Question

Two boats leave port at noon. Boat 1 sails due east at 12 knots. Boat 2 sails due south at 8 knots. At 2 pm the wind diminishes and Boat 1 now sails at 9 knots. At 3 pm, the wind increases for Boat 2 and it now sails 7 knots faster. How fast (in knots) is the distance between the two ships changing at 5 pm. (Note: 1 knot is a speed of 1 nautical mile per hour.)

Answer 1

Answer:

14.86 knots.

Step-by-step explanation:

Given that:

The boats leave the port at noon.

Speed of boat 1 = 12 knots due east

Speed of boat 2 = 8 knots due south

At 2 pm:

Distance traveled by boat 1 = 24 units due east

Distance traveled by boat 2 = 16 units due south

Now, speed of boat 1 changes to 9 knots:

At 3 pm:

Distance traveled by boat 1 = 24 + 9= 33 units due east

Distance traveled by boat 2 = 16+8 = 24 units due south

Now, speed of boat 1 changes to 8+7 = 15 knots

At 5 pm:

Distance traveled by boat 1 = 33 + 2$\times$ 9= 51 units due east

Distance traveled by boat 2 = 24 + 2 $\times$ 15 = 54 units due south

Now, the situation of distance traveled can be seen by the attached right angled $\triangle AOB$.

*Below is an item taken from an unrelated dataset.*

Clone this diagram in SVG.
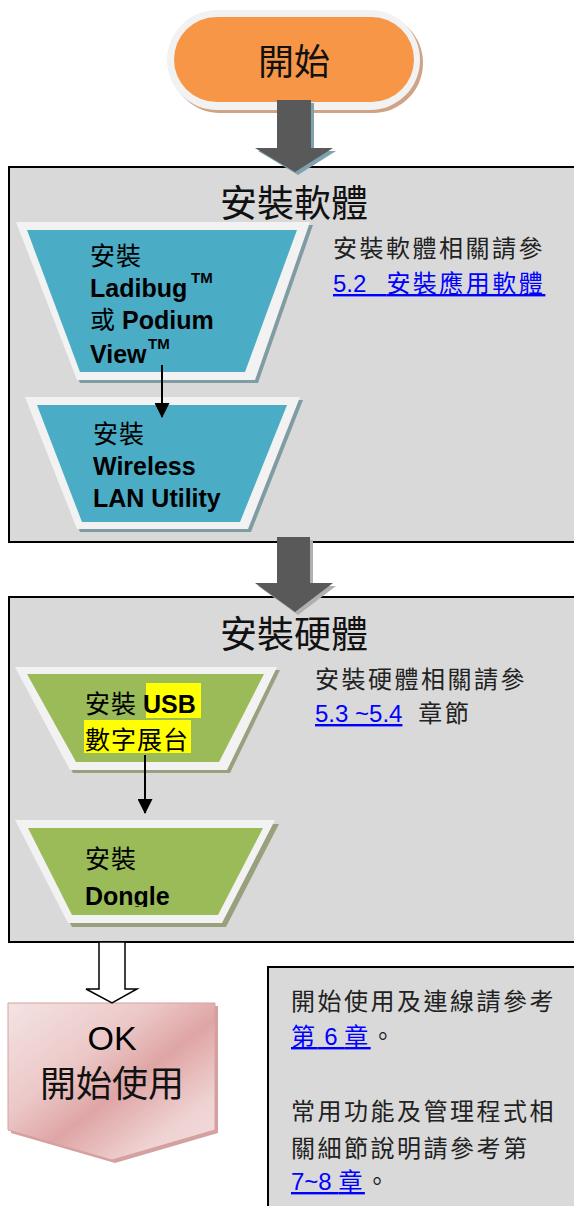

O is the port and A is the location of boat 1

B is the location of boat 2.

Using pythagorean theorem:

$\text{Hypotenuse}^{2} = \text{Base}^{2} + \text{Perpendicular}^{2}\\\Rightarrow AB^{2} = OA^{2} + OB^{2}\\\Rightarrow AB^{2} = 51^{2} + 54^{2}\\\Rightarrow AB^{2} = 2601+ 2916 = 5517\\\Rightarrow AB = 74.28\ units$

so, the total distance between the two boats is 74.28 units.

Change in distance per hour = $\dfrac{Total\ distance}{Total\ time}$

$\Rightarrow \dfrac{74.28}{5} = 14.86\ knots$